At Asia Times Online, Brian McCartan reports that on April 3 Aung San Suu Kyi’s

… National League for Democracy (NLD) had won 43 of the 44 seats it contested, including [Suu Kyi’s] constituency. … The result was a clear defeat for the military-backed Union Solidarity and Development Party (USDP), and. … sent the signal that the NLD will be a force to reckon with in the 2015 general elections.

However “Thein Sein and his reform-minded allies can afford to allow Suu Kyi and the NLD the victory. The 43 seats won by the NLD amount to less than 7% of the 644 seats in parliament.” His “reformist credentials have been further burnished through the legitimization provided by Suu Kyi and the NLD’s participation in the polls. The real prize is the elections due in 2015, when the NLD will be able to challenge the USDP for control of parliament. … The military and the government are surely aware of their own unpopularity. They know that to win the 2015 elections they will either have to resort to vote-rigging and intimidation, which would draw the ire of the international community, or find a way to undermine support for the NLD. The alternative is to resort to military power, through a coup or other intervention in the name of national security, to secure their hold on executive and legislative power.
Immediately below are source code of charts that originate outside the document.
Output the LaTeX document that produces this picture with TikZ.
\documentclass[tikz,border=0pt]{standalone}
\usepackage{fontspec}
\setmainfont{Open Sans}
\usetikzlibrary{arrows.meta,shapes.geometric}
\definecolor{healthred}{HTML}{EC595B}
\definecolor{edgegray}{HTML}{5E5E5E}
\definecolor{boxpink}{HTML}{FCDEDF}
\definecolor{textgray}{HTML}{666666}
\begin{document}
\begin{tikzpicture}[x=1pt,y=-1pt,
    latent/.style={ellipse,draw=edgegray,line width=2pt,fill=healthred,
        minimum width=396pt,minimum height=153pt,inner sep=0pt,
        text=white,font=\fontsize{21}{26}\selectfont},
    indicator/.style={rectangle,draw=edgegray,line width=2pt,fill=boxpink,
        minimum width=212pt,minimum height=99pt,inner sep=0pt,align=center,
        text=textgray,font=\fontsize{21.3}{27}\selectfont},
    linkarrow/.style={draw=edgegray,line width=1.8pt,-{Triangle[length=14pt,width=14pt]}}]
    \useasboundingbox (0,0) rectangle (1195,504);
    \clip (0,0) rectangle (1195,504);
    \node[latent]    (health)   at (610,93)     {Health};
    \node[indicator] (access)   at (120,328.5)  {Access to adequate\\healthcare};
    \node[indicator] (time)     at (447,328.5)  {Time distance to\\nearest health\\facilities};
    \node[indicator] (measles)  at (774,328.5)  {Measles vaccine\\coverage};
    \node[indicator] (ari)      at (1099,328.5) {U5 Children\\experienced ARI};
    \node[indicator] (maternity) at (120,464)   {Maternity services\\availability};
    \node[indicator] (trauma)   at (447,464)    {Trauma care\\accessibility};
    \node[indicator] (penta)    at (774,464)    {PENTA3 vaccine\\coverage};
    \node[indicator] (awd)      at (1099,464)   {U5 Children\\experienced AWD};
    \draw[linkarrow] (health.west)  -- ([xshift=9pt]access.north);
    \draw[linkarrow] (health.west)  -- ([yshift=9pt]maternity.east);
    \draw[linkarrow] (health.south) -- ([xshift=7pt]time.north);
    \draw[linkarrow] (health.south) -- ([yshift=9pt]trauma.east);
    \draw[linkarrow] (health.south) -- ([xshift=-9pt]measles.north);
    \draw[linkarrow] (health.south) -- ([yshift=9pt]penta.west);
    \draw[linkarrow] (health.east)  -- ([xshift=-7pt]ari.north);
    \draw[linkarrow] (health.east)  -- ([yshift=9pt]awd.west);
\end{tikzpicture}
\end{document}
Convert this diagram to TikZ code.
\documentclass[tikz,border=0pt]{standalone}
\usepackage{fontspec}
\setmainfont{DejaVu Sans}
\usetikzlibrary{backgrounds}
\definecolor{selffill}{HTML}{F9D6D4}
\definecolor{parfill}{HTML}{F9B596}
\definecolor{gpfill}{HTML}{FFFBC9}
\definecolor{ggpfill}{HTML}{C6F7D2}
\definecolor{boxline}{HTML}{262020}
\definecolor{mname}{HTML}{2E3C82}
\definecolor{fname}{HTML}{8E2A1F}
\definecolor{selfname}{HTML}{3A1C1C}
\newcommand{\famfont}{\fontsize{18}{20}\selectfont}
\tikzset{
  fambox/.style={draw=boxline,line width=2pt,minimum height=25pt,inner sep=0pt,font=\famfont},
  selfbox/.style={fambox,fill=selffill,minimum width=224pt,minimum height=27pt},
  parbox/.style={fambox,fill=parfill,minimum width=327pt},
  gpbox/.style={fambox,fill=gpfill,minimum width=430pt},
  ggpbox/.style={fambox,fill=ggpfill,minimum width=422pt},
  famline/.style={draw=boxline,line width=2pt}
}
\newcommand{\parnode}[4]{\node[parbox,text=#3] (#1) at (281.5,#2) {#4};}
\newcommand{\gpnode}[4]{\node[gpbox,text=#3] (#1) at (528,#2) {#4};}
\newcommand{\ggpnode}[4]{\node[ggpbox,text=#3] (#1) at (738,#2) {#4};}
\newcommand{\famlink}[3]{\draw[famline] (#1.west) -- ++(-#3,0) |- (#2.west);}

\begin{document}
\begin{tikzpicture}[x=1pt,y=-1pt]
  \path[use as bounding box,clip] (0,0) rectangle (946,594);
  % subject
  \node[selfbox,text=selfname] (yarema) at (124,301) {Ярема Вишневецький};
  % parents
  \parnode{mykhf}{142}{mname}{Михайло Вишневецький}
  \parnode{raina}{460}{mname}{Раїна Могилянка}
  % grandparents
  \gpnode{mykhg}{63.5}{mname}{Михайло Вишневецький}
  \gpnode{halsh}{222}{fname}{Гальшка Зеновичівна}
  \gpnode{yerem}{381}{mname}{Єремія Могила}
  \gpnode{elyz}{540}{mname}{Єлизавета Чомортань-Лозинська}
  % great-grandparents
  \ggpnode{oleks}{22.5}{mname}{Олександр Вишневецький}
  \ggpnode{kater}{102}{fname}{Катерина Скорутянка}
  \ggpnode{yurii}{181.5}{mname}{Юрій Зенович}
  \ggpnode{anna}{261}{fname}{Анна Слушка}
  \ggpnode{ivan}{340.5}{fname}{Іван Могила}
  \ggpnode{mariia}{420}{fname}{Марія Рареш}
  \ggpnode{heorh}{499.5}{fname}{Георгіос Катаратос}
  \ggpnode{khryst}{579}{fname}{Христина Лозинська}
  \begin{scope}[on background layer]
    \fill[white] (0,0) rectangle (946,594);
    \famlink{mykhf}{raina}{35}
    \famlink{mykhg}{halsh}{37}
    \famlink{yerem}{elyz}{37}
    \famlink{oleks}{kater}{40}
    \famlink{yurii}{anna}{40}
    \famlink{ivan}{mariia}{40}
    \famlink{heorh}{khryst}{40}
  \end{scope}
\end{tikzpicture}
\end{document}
Or Thein Sein could take a kinder, gentler (or less ruthless) approach:

… co-opt Suu Kyi and the NLD without giving them significant powers. There has been speculation that Suu Kyi may be offered a cabinet position, though she has said that she will decline any such offer. Even if rejected, the offer will still make the former generals appear reformist.
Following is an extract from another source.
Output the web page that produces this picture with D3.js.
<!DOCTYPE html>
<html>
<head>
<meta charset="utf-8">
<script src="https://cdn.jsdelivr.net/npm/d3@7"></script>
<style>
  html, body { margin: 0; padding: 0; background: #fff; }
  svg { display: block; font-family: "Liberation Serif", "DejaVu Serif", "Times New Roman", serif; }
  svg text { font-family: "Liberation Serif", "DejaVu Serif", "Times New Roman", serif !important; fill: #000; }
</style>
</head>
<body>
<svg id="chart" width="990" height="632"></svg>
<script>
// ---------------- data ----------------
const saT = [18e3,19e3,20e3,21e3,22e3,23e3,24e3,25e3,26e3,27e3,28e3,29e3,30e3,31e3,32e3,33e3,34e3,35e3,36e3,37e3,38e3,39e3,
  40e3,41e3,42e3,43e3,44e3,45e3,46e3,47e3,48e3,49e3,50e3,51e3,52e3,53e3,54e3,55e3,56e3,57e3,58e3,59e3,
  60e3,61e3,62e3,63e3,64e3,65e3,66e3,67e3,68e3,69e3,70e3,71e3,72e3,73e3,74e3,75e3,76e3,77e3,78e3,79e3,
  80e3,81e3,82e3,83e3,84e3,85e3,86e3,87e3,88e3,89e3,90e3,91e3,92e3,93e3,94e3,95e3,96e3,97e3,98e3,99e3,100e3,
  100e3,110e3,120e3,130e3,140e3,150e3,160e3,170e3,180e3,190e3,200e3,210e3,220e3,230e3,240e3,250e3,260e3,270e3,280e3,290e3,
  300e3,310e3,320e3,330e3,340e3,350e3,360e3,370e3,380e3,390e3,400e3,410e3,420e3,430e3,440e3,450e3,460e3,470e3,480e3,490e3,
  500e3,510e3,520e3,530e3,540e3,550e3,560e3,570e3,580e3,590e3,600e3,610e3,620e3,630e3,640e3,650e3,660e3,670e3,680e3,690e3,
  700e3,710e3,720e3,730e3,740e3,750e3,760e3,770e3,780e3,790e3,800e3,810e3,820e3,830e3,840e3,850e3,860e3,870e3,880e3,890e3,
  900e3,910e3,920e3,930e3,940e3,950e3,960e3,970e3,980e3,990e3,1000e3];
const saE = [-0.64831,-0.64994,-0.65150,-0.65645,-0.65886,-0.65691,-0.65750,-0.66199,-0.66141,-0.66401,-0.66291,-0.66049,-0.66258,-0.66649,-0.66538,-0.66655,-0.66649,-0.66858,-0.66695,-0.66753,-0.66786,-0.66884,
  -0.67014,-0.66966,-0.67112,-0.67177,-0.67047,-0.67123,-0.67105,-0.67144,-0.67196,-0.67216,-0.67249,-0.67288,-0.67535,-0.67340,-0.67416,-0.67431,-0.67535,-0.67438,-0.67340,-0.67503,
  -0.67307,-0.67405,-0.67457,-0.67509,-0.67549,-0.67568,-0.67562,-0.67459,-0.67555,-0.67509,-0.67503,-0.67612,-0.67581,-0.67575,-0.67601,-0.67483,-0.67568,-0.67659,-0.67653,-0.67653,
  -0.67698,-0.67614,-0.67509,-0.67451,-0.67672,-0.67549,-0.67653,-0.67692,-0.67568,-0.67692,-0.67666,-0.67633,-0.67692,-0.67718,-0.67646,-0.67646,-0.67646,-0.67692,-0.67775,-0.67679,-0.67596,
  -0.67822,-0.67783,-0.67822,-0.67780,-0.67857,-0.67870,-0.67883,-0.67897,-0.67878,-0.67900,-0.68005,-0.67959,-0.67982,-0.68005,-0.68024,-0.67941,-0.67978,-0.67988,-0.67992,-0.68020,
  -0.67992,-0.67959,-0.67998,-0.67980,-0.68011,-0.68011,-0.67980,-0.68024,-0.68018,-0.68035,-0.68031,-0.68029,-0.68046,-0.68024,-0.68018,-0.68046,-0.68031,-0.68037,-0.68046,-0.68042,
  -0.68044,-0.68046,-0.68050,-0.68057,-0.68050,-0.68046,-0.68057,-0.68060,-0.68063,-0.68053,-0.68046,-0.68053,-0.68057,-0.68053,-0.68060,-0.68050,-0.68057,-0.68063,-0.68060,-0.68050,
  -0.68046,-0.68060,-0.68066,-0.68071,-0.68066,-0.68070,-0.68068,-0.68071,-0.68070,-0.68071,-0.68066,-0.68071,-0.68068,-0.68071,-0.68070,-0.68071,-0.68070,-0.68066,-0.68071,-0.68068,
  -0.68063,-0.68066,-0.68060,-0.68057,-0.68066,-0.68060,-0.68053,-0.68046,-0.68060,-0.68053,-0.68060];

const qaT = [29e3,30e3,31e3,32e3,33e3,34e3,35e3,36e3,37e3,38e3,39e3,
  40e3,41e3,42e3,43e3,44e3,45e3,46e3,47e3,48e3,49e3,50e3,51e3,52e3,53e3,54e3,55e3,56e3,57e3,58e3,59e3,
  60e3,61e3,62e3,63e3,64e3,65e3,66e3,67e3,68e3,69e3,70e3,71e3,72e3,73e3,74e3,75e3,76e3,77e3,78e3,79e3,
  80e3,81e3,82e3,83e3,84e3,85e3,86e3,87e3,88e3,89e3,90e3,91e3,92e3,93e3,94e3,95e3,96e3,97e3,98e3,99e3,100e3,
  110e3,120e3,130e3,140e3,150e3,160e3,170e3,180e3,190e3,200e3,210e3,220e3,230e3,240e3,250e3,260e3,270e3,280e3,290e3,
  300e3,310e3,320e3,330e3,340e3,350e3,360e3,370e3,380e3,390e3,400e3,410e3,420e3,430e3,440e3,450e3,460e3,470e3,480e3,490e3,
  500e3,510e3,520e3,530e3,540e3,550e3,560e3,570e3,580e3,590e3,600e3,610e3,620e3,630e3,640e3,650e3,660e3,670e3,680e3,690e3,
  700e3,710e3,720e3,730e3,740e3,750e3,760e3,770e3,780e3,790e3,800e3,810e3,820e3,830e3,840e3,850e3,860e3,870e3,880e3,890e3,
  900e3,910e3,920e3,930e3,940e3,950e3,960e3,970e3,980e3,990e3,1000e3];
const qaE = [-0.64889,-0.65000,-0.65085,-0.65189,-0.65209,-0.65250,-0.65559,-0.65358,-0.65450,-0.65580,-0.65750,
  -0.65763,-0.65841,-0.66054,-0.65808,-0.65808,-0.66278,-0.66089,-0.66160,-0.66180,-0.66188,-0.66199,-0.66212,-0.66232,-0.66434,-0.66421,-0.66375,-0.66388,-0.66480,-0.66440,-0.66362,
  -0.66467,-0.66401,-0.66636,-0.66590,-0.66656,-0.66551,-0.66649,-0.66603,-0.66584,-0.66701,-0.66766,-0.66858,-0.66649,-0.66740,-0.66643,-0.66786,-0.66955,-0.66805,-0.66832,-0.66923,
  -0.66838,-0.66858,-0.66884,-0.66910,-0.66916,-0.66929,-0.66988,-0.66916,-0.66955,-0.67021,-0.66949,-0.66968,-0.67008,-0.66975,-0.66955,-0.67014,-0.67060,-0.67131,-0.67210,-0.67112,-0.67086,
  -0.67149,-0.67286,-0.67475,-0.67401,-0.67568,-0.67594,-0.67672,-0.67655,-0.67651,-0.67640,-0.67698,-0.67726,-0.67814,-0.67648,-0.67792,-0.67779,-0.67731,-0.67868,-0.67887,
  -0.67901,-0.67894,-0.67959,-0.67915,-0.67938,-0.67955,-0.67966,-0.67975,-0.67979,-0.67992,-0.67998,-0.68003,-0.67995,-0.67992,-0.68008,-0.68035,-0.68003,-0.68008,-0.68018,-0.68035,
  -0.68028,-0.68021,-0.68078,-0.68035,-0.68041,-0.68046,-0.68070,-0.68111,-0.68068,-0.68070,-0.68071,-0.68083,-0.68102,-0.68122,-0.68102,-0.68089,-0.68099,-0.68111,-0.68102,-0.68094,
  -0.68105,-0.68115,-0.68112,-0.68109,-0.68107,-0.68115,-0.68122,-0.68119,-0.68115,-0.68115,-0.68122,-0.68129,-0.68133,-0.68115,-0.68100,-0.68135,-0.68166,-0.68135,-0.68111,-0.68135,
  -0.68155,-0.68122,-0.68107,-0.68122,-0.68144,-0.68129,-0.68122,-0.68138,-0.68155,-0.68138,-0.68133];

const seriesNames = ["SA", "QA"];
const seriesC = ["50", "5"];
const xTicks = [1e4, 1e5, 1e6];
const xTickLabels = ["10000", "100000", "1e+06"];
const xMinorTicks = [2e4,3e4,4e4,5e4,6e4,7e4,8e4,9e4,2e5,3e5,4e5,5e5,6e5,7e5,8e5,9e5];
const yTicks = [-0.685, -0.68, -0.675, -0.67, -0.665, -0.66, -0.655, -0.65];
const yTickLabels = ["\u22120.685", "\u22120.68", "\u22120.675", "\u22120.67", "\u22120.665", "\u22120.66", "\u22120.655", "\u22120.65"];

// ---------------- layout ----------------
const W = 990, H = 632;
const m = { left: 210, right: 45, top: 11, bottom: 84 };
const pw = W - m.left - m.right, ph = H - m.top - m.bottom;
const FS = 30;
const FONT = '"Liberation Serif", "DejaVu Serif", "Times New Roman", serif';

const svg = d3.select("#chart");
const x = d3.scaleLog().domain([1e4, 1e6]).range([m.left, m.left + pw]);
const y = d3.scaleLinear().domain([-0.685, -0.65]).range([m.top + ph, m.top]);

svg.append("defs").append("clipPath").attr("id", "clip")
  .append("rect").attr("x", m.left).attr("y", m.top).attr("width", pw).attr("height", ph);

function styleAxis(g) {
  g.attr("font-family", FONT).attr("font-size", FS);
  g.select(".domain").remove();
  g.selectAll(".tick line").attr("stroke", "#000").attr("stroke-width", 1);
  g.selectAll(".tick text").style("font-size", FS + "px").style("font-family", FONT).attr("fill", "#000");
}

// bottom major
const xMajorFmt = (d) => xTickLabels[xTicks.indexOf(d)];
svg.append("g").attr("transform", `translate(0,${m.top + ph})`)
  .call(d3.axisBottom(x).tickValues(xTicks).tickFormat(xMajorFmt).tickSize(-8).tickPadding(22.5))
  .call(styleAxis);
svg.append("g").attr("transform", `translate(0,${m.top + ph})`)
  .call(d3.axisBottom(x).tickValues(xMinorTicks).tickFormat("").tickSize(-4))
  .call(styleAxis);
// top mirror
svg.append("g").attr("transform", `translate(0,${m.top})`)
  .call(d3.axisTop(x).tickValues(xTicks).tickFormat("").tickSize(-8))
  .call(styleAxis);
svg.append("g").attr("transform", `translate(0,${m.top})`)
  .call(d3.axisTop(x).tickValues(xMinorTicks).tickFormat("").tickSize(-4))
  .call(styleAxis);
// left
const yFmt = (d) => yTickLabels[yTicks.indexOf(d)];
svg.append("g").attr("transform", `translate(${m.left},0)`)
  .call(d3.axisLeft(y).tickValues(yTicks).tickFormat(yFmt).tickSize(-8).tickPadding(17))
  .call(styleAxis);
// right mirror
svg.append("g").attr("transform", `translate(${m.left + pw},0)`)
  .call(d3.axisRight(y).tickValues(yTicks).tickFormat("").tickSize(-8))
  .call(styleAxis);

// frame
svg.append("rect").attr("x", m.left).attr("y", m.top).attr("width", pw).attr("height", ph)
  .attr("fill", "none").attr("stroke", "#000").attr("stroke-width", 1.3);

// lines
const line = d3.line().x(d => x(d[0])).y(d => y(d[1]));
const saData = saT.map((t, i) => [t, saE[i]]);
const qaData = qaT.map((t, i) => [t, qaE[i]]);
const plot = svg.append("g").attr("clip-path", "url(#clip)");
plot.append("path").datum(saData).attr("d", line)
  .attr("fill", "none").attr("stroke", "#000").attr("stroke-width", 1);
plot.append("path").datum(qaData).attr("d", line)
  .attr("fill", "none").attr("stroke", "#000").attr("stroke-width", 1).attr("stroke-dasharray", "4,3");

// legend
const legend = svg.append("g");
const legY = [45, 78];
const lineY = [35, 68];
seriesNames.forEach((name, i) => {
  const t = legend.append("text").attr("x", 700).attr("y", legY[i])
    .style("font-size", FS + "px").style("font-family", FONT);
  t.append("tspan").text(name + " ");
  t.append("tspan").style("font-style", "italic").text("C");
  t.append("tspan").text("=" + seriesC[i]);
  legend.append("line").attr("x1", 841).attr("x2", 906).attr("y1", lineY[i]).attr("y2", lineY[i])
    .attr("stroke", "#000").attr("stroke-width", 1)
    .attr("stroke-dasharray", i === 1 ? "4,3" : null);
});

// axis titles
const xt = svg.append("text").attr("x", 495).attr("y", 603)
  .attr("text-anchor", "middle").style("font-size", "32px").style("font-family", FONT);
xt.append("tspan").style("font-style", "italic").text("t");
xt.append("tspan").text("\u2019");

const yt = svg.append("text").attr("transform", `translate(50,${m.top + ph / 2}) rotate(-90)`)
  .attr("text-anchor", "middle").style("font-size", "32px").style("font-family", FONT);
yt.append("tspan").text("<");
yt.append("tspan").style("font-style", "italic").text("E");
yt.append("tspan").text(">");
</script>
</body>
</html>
As for another sticking point for the Thein Sein government, McCartan writes:

Successful peace deals with ethnic insurgents negotiated with government representatives would also go some way to gaining the support of ethnic minority voters in 2015. At the least, the deals would see former insurgent groups transform into mainstream ethnic-based political parties, which could dilute the vote for the NLD in ethnic areas.

Still, of course …

… Suu Kyi said that her party’s priorities after the election would be to push for peace in ethnic minority areas. … poverty alleviation through job creation and improving education and public health services.

In fact …

Thein Sein’s government has already gone some way on the first point by starting a peace process with most of the armed ethnic movements.

David Tharckabaw, vice president of the Karen National Union (KNUS), reports on the government’s groundbreaking meeting with the KNU as representatives of the long-oppressed and brutal Karen ethnic group by the Thai border, who have been engaged in the world’s longest-running insurgency since 1998. From his April 7 press release:

…7 members of the KNU Delegation, led by … General Secretary Naw Zipporah Sein, left for [Burma’s capital cigty] Naypyidaw … on April 7, to meet with President U Thein Sein.
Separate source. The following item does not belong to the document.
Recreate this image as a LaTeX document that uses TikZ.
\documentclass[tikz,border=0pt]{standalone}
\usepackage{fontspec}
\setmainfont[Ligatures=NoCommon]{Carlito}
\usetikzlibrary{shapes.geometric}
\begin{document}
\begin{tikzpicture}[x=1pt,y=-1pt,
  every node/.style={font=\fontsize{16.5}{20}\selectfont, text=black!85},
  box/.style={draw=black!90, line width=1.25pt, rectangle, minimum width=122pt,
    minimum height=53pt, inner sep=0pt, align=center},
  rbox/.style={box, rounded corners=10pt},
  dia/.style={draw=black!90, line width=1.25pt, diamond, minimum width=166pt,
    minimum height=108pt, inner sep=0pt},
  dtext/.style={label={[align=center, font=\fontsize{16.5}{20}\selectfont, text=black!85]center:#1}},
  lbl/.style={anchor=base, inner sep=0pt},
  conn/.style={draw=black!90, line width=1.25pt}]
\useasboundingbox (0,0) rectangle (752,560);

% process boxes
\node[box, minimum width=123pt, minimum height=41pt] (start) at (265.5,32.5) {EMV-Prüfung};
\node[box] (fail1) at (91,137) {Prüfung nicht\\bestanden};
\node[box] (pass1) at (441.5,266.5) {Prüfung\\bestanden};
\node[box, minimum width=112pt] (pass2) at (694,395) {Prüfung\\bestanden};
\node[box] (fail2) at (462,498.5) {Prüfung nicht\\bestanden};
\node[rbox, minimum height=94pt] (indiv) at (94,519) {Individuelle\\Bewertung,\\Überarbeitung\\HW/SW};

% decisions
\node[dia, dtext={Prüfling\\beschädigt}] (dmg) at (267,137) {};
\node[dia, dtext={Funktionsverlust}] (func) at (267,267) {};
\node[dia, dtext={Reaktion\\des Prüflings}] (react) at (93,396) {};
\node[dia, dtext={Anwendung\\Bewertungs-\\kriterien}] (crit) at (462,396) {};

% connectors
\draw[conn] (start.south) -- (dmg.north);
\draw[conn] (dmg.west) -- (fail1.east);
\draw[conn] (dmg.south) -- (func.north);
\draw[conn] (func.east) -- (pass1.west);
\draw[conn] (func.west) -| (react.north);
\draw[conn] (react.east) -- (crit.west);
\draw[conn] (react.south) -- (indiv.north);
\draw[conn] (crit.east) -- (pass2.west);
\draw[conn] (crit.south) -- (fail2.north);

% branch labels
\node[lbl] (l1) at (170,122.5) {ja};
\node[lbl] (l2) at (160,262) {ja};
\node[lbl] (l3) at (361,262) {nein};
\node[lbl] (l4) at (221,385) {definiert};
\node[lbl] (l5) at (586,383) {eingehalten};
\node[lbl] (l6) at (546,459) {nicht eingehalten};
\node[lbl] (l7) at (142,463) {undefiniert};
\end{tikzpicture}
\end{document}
…The following 6 points were focused on in discussions at the meeting.

1. To establish … ceasefire especially in the ethnic nationality regions.

2. To guarantee life security and freedom from fear of the people.

3. To establish a state among the people to acquire confidence.

4. To stop the practice of forced labor and cash collection by various means, including demand of cash as donation and by other means.

5. To release political prisoners and resolve rehabilitation and land problems of the people.

6. To start arrangement for monitoring, analyzing and rectifying the peace process.

Agreement was reached at the meeting regarding the code of conduct for ceasefire [with] a monitoring team

Still, Tharckabaw is understandably suspicious.

The KNU delegation was taken to Nay Pyi Daw to meet with U Thein Sein. Going there was not on the agenda. The regime is openly and cunningly using the delegation for its own benefit.

Why the objection to meeting in the capital? It’s Thein Sein’s turf. Tharckabaw:

All the talks should have been in neutral venue up to the stage of achieving a durable ceasefire. Some defeatists and self-seeking opportunists among us are manipulating the agenda with the help of Egress [a Burmese civil society group], the peace brokers for business, to please their German masters.

As should be apparent from point number one, Tharckabaw and the KNU are also concerned with their brethren, the other ethnic minorities. He writes:

The next development should be ceasefire in Kachin State. Without ceasefire in Kachin State, it would be difficult for us to continue building trust with the regime.

At ATimes, McCartan points out further cause for suspicion.

… already questions are being raised about the government’s most visible reformist move, the suspension of work on the Myitsone dam in Kachin State. There are growing indications that the Chinese company responsible for constructing the dam, China Power International, has quietly resumed work on the project following talks between the Myanmar and Chinese governments in early March.

The dam is controversial because of its environmental impact. Not to mention that the power is flowing from congenitally power-starved Burma to china. As if that would slip under the radar of the minorities and Suu Kyi, as well as the rest of Burma.